→ **SHORT TASK**
Pictures do not belong in your copy. Repeat all the other data exactly.

### SOURCE MATERIAL ###

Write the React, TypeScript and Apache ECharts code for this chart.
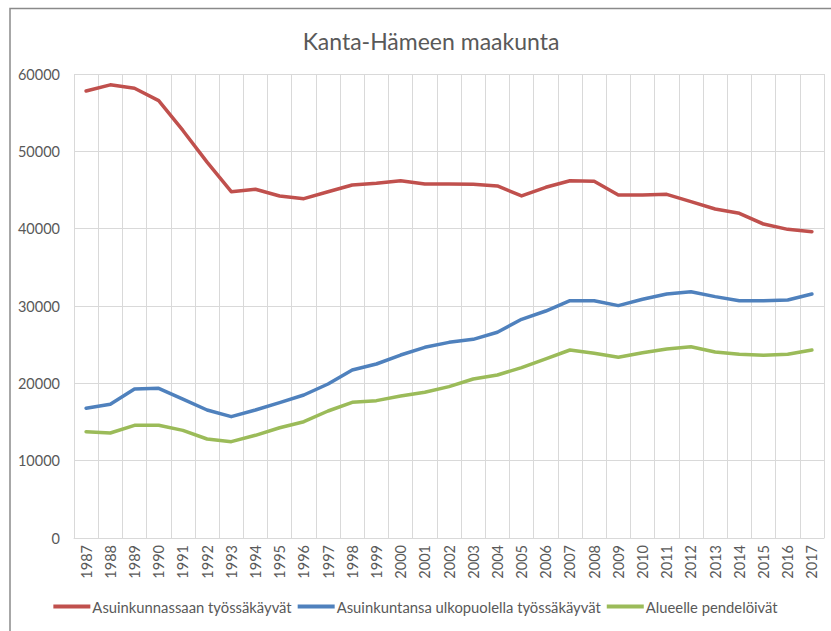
import React, { useEffect, useRef } from "react";
import * as echarts from "echarts";

const years = [
  "1987","1988","1989","1990","1991","1992","1993","1994","1995","1996",
  "1997","1998","1999","2000","2001","2002","2003","2004","2005","2006",
  "2007","2008","2009","2010","2011","2012","2013","2014","2015","2016","2017",
];

const asuinkunnassaan = [
  57800, 58600, 58150, 56550, 52700, 48600, 44780, 45100, 44230, 43880,
  44780, 45650, 45870, 46200, 45780, 45780, 45750, 45520, 44230, 45350,
  46200, 46120, 44350, 44350, 44440, 43490, 42540, 41990, 40600, 39910, 39610,
];

const ulkopuolella = [
  16770, 17290, 19270, 19360, 17970, 16550, 15690, 16550, 17500, 18490,
  19910, 21720, 22500, 23660, 24660, 25300, 25690, 26600, 28280, 29350,
  30690, 30690, 30050, 30870, 31550, 31850, 31210, 30690, 30690, 30780, 31550,
];

const pendeloivat = [
  13750, 13580, 14570, 14570, 13920, 12800, 12460, 13280, 14260, 15040,
  16420, 17550, 17760, 18360, 18840, 19570, 20560, 21080, 22030, 23150,
  24310, 23880, 23370, 23960, 24440, 24740, 24050, 23750, 23620, 23750, 24310,
];

const seriesNames = [
  "Asuinkunnassaan työssäkäyvät",
  "Asuinkuntansa ulkopuolella työssäkäyvät",
  "Alueelle pendelöivät",
];

const colors = ["#C0504D", "#4F81BD", "#9BBB59"];
const titleText = "Kanta-Hämeen maakunta";
const FONT = "Lato, 'Open Sans', sans-serif";

export default function App() {
  const ref = useRef<HTMLDivElement>(null);
  useEffect(() => {
    if (!ref.current) return;
    const chart = echarts.init(ref.current, undefined, { renderer: "svg" });
    const data = [asuinkunnassaan, ulkopuolella, pendeloivat];
    chart.setOption({
      animation: false,
      backgroundColor: "#ffffff",
      textStyle: { fontFamily: FONT },
      title: {
        text: titleText,
        left: 426,
        textAlign: "center",
        top: 24,
        textStyle: { fontSize: 23, fontWeight: "normal", color: "#595959", fontFamily: FONT },
      },
      graphic: [
        {
          type: "polyline",
          shape: { points: [[10, 640], [10, 8.5], [840, 8.5]] },
          style: { stroke: "#8a8a8a", lineWidth: 1.5, fill: "none" },
          silent: true,
        },
      ],
      legend: {
        bottom: 12,
        left: "center",
        icon: "rect",
        itemWidth: 37,
        itemHeight: 4,
        itemGap: 6,
        textStyle: { fontSize: 14.8, color: "#595959", fontFamily: FONT, padding: [0, 0, 0, -3] },
        data: seriesNames,
      },
      grid: { left: 74, right: 7, top: 74, bottom: 93, containLabel: false },
      xAxis: {
        type: "category",
        data: years,
        boundaryGap: true,
        axisLine: { show: true, lineStyle: { color: "#d9d9d9", width: 1 } },
        axisTick: { show: false },
        axisLabel: { rotate: 90, fontSize: 14.5, color: "#595959", margin: 7, interval: 0, fontFamily: FONT },
        splitLine: { show: true, interval: 0, lineStyle: { color: "#d9d9d9", width: 1 } },
      },
      yAxis: {
        type: "value",
        min: 0,
        max: 60000,
        interval: 10000,
        axisLine: { show: false },
        axisTick: { show: false },
        axisLabel: {
          fontSize: 14.5,
          color: "#595959",
          margin: 14,
          fontFamily: FONT,
          formatter: (v: number) => String(v),
        },
        splitLine: { show: true, lineStyle: { color: "#d9d9d9", width: 1 } },
      },
      series: seriesNames.map((name, i) => ({
        name,
        type: "line",
        data: data[i],
        symbol: "none",
        itemStyle: { color: colors[i] },
        lineStyle: { color: colors[i], width: 3.5, cap: "round", join: "round" },
      })),
    });
    return () => chart.dispose();
  }, []);
  return (
    <div
      ref={ref}
      style={{ position: "fixed", left: 0, top: 0, width: 831, height: 631 }}
    />
  );
}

###

→ **EXERCISE RESPONSE**
Write the React, TypeScript and Apache ECharts code for this chart.
import React, { useEffect, useRef } from "react";
import * as echarts from "echarts";

const years = [
  "1987","1988","1989","1990","1991","1992","1993","1994","1995","1996",
  "1997","1998","1999","2000","2001","2002","2003","2004","2005","2006",
  "2007","2008","2009","2010","2011","2012","2013","2014","2015","2016","2017",
];

const asuinkunnassaan = [
  57800, 58600, 58150, 56550, 52700, 48600, 44780, 45100, 44230, 43880,
  44780, 45650, 45870, 46200, 45780, 45780, 45750, 45520, 44230, 45350,
  46200, 46120, 44350, 44350, 44440, 43490, 42540, 41990, 40600, 39910, 39610,
];

const ulkopuolella = [
  16770, 17290, 19270, 19360, 17970, 16550, 15690, 16550, 17500, 18490,
  19910, 21720, 22500, 23660, 24660, 25300, 25690, 26600, 28280, 29350,
  30690, 30690, 30050, 30870, 31550, 31850, 31210, 30690, 30690, 30780, 31550,
];

const pendeloivat = [
  13750, 13580, 14570, 14570, 13920, 12800, 12460, 13280, 14260, 15040,
  16420, 17550, 17760, 18360, 18840, 19570, 20560, 21080, 22030, 23150,
  24310, 23880, 23370, 23960, 24440, 24740, 24050, 23750, 23620, 23750, 24310,
];

const seriesNames = [
  "Asuinkunnassaan työssäkäyvät",
  "Asuinkuntansa ulkopuolella työssäkäyvät",
  "Alueelle pendelöivät",
];

const colors = ["#C0504D", "#4F81BD", "#9BBB59"];
const titleText = "Kanta-Hämeen maakunta";
const FONT = "Lato, 'Open Sans', sans-serif";

export default function App() {
  const ref = useRef<HTMLDivElement>(null);
  useEffect(() => {
    if (!ref.current) return;
    const chart = echarts.init(ref.current, undefined, { renderer: "svg" });
    const data = [asuinkunnassaan, ulkopuolella, pendeloivat];
    chart.setOption({
      animation: false,
      backgroundColor: "#ffffff",
      textStyle: { fontFamily: FONT },
      title: {
        text: titleText,
        left: 426,
        textAlign: "center",
        top: 24,
        textStyle: { fontSize: 23, fontWeight: "normal", color: "#595959", fontFamily: FONT },
      },
      graphic: [
        {
          type: "polyline",
          shape: { points: [[10, 640], [10, 8.5], [840, 8.5]] },
          style: { stroke: "#8a8a8a", lineWidth: 1.5, fill: "none" },
          silent: true,
        },
      ],
      legend: {
        bottom: 12,
        left: "center",
        icon: "rect",
        itemWidth: 37,
        itemHeight: 4,
        itemGap: 6,
        textStyle: { fontSize: 14.8, color: "#595959", fontFamily: FONT, padding: [0, 0, 0, -3] },
        data: seriesNames,
      },
      grid: { left: 74, right: 7, top: 74, bottom: 93, containLabel: false },
      xAxis: {
        type: "category",
        data: years,
        boundaryGap: true,
        axisLine: { show: true, lineStyle: { color: "#d9d9d9", width: 1 } },
        axisTick: { show: false },
        axisLabel: { rotate: 90, fontSize: 14.5, color: "#595959", margin: 7, interval: 0, fontFamily: FONT },
        splitLine: { show: true, interval: 0, lineStyle: { color: "#d9d9d9", width: 1 } },
      },
      yAxis: {
        type: "value",
        min: 0,
        max: 60000,
        interval: 10000,
        axisLine: { show: false },
        axisTick: { show: false },
        axisLabel: {
          fontSize: 14.5,
          color: "#595959",
          margin: 14,
          fontFamily: FONT,
          formatter: (v: number) => String(v),
        },
        splitLine: { show: true, lineStyle: { color: "#d9d9d9", width: 1 } },
      },
      series: seriesNames.map((name, i) => ({
        name,
        type: "line",
        data: data[i],
        symbol: "none",
        itemStyle: { color: colors[i] },
        lineStyle: { color: colors[i], width: 3.5, cap: "round", join: "round" },
      })),
    });
    return () => chart.dispose();
  }, []);
  return (
    <div
      ref={ref}
      style={{ position: "fixed", left: 0, top: 0, width: 831, height: 631 }}
    />
  );
}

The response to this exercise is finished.